Аккуратность! аккуратность — вот чем потрясали воображение города Германии после такой привычной глазам и сердцу великой неприбранности тогдашней Москвы, со всеми её территориальными привольями и урбанистическими своевольями, со всей невыразимой гармоничностью её архитектурных несообразностей.
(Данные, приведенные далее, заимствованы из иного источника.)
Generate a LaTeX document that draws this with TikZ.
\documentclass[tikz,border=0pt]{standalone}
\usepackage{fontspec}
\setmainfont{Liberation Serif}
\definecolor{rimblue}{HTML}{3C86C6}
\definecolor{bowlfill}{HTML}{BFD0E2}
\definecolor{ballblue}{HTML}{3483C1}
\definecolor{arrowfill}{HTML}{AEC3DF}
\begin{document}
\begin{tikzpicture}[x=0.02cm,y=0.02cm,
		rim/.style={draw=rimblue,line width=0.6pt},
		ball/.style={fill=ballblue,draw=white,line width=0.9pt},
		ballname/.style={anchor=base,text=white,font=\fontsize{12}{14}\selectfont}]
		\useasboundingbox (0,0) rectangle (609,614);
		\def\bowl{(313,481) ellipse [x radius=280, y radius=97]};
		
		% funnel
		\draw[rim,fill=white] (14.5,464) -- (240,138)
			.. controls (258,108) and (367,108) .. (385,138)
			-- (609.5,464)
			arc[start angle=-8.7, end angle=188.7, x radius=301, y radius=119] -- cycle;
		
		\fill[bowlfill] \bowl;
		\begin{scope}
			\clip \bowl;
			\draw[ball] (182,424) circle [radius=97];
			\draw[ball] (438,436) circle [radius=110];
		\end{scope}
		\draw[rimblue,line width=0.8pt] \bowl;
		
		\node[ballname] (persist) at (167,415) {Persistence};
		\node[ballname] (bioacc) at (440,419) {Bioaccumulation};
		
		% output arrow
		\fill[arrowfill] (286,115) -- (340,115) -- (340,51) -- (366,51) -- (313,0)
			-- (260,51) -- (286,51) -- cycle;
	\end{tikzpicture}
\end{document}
(Пятнадцать лет спустя, в 1937 году, возвращаясь на родину, я вновь переглядела - в обратном направлении! - те же, но совсем иные, мимолетные ландшафты и города Германии. Уже обесснеженные, но ещё не раскрашенные весной, лишённые рельефа под низким, смутным небом, они не напоминали больше картинок из бабушкиных сказок. Всё одушевлённое, разноцветное, жилое и живое обернулось железом и жестью; исчезли игрушечные фигурки «поселян», замененные «солдатиками», отнюдь не оловянными, в траурной форме похоронных дел мастеров. На ратушах и отдельных зданиях, на маленьких станциях и больших вокзалах висели некими карантинными знаками, предупреждающими об эпидемии, флаги с чёрной свастикой на белом фоне. Что до «аккуратности», то она была доведена до того предела, за которым начинается безумие.)

Наконец поезд дотянулся до Берлина, постоял на трёх его вокзалах - Александербурге, Зоо, Фридрихерсбурге, — на четвёртом, Шарлотгенбурге, мы сошли; одетый в зелёное носильщик легко дотащил наши пожитки до извозчика.

День - 15 мая 1922 года - был солнечный; большой, благопристойный, строго-нарядный город разворачивал перед нами широкие улицы и массивные дома в массивном убранстве плюща, увивавшего стены и балконы.